Jakarta, CNBC Indonesia – Ketua Umum Asosiasi Produsen Serat dan Benang Filament Indonesia (APSyFI) Redma Gita Wirawasta mengingatkan bahwa serbuan barang impor, terutama dari China, dapat kembali membanjiri pasar domestik. Jika hal ini terjadi, kondisi pasar domestik saat ini akan semakin buruk.
Sebagaimana diketahui, pertumbuhan ekonomi China tidak sesuai dengan ekspektasi. Hal ini kemudian memperparah perekonomian di beberapa negara, bahkan beberapa di antaranya dikabarkan sudah mengalami resesi, seperti Jepang.
Kondisi ini diperkirakan akan berdampak hingga ke Indonesia, termasuk dengan masuknya barang-barang dari China ke Indonesia.

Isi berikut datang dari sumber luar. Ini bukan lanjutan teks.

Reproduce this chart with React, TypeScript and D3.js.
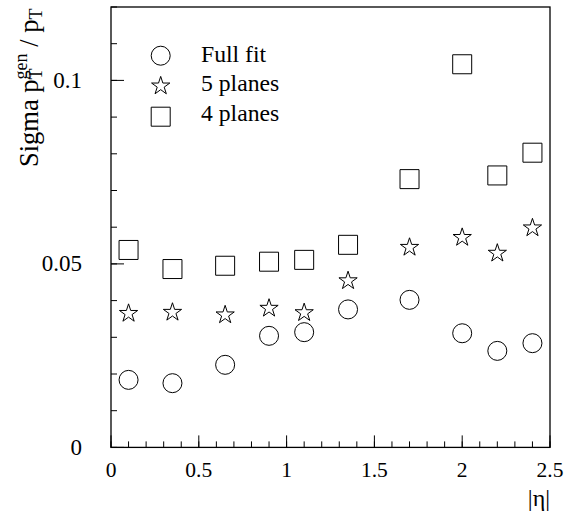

“Resesi Jepang akan menambah tekanan terhadap ekspor. Data tahun 2023 menunjukkan bahwa ekspor Tekstil dan Produk Tekstil (TPT) hanya mencapai US$11,74 miliar, turun hingga 16%,” ujar Redma kepada CNBC Indonesia pada Selasa (27/2/2024).
“Impor TPT China yang sebelumnya ditujukan ke Jepang kemungkinan akan beralih ke Indonesia,” tambahnya.
Oleh karena itu, Redma berharap pemerintah dapat serius menangani masalah serbuan barang impor ke pasar domestik.
“Bahaya bisa dihindari jika Menteri Keuangan Sri Mulyani serius menangani masalah bea cukai dan menangkap para pelaku yang terlibat. Trend PHK selama 2 tahun terakhir terus terjadi karena tidak ada tindakan serius dalam menangani bea cukai, sehingga oknum-oknum terus berkembang,” tegasnya.
Menurut Redma, Peraturan Menteri Perdagangan (Permendag) No 36/2023 tentang Kebijakan dan Pengaturan Impor belum memberikan efek yang signifikan. Ia juga menyoroti bahwa peraturan terbaru yang baru diterbitkan pada 11 Desember 2023 juga menuai protes, termasuk dari pengusaha.
“Ini disebabkan oleh kurangnya visi penguatan integrasi industri. Pemerintah seharusnya membatasi impor untuk mendorong penggunaan bahan baku lokal demi meningkatkan integrasi industri,” katanya.
“Oleh karena itu, kita seharusnya mengikuti kebijakan pemerintah untuk mengutamakan penggunaan bahan baku lokal. Meskipun aturan ini masih perlu diperbaiki, esensinya tetap sama, yaitu mendorong penyerapan bahan baku dalam negeri,” tambah Redma.
Lebih lanjut, Redma menyatakan bahwa daya konsumsi di dalam negeri sebenarnya masih kuat, tetapi sekitar 60% pasar domestik dikuasai oleh barang impor ilegal.
“Meskipun daya konsumsi masih tinggi, namun barang impor terus masuk dan menguasai pasar. Pemerintah belum melakukan tindakan untuk mengatasi hal ini. Kondisi ini berkontribusi pada tingginya angka PHK di dalam negeri,” tuturnya.